Thursday, October 14, 2010

Wall Christopher Street

Academy Award winner Oliver Stone interviews Academy Award winner Dustin Lance Black in the new issue of INTERVIEW magazine. In the piece, Black discuses politics, his directorial debut, "What's Wrong With Virginia?," and his next screenplay, "Hoover," directed by Clint Eastwood, who Black believes went overboard as a result of his closeted self-loathing (if ONLY this story were relevant to today's politicians).

STONE: I'm excited about your script for the film on J. Edgar Hoover. What are you going to do there?

BLACK: He's the reason the FBI is listening in on this call, right? [laughs]

STONE: Are you going to have Hoover dressing-up in drag? Is there evidence that really happened?

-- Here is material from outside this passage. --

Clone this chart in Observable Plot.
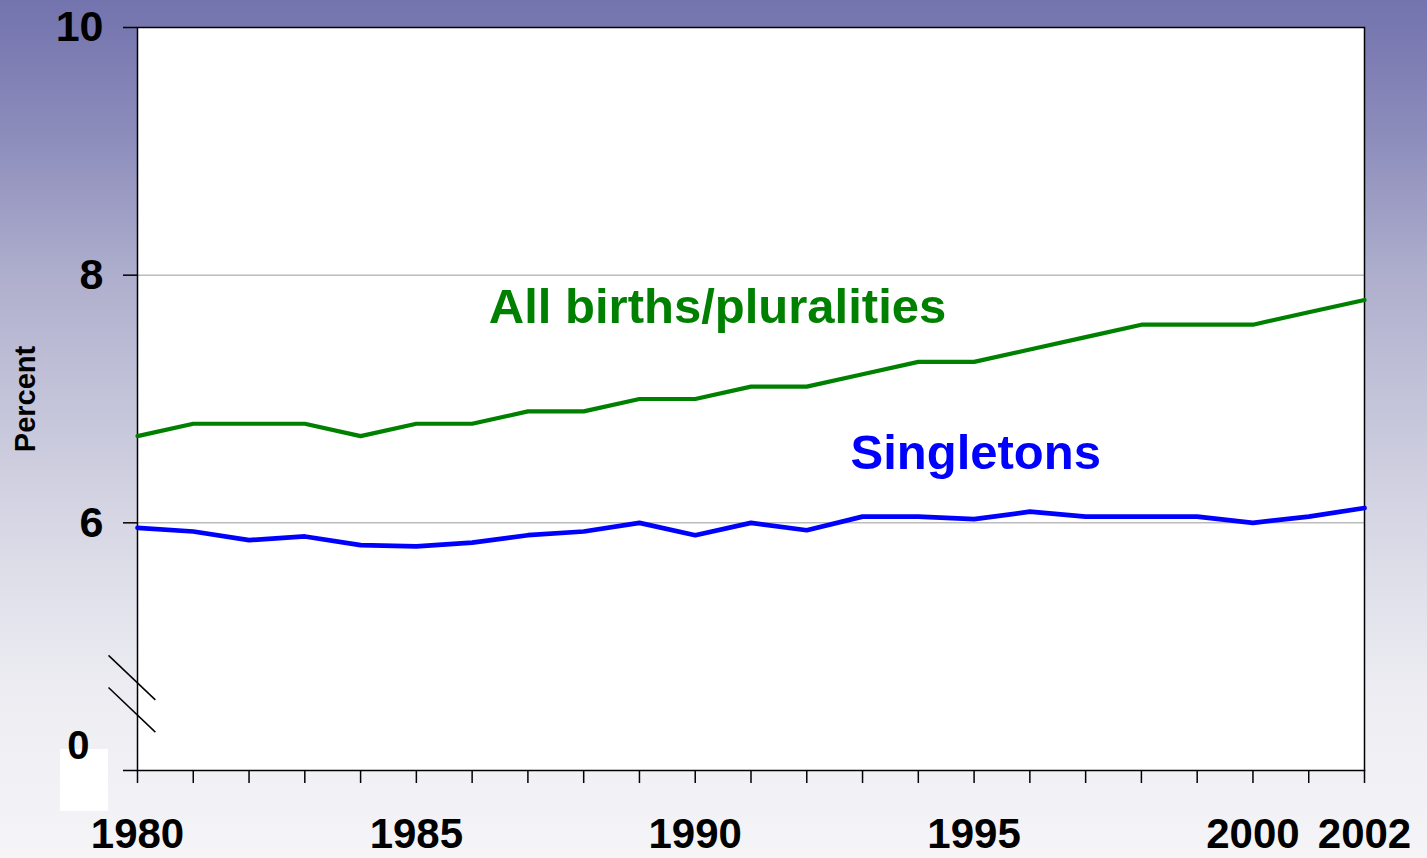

BLACK: I'm going to let Clint [Eastwood] decide what he wants to do with the film, but the script is done. I didn't find a lot of proof that Hoover cross-dressed. I think it was more a form of homophobia against him. Do I think J. Edgar Hoover was gay? Yes. Do I think he cross-dressed? No. I think that was just one of the ways people tried to bash him because they probably had the sense that he was gay. Did he ever put on a dress? Hell, I put on my mom's undergarments when I was a kid. I didn't find much credible evidence that Hoover went out socially dressed up in women's clothes. But a script is 90 percent research about the person, and then so much about yourself ends up being in there, too. Anyone who says a movie about history is a historical document is crazy. It's a document that incorporates who that person was and who I am now.

STONE: Milk was a hero to many people. What attracted you to Hoover?

BLACK: The attraction to Milk was pretty obvious. He's a father figure. I thought it might be worth investigating the opposite of Milk-what a cautionary historical figure would be like. This is a tale of a closet case, as opposed to an inspirational tale of a man brave enough to come out. It's almost the flip side. I'm always interested in getting to know people, and that means vilified people as much as those celebrated. You find out that heroes aren't always so heroic, and villains have some bit of humanity in them. As much as I went into this project not really liking Hoover and feeling upset with so much of what he did and what civil rights he violated, there is a person there, a human being. If you don't humanize him and try to show why he did the things he did, then you are left with this cardboard figure of Hoover-whether it's one with the "G-Man" machine gun or in a dress. I wanted to figure out who the guy really was.

STONE: You do admit that he wrecked many lives during the blacklist days of the McCarthy era?

BLACK: He did heinous, heinous things-often in the name of trying to hold on to the country's admiration. I do think he truly had a deep-seeded hatred of communism. I don't think he was just using his power opportunistically. But clearly he went way too far with it. And there was a side to him that did know that it was helping him in the PR department. But listen, it's like if I told you, "You're never going to be allowed to publicly and openly love anyone or have anyone publicly and openly love you." That leaves a hole in a person, and they might fill it with the country's admiration.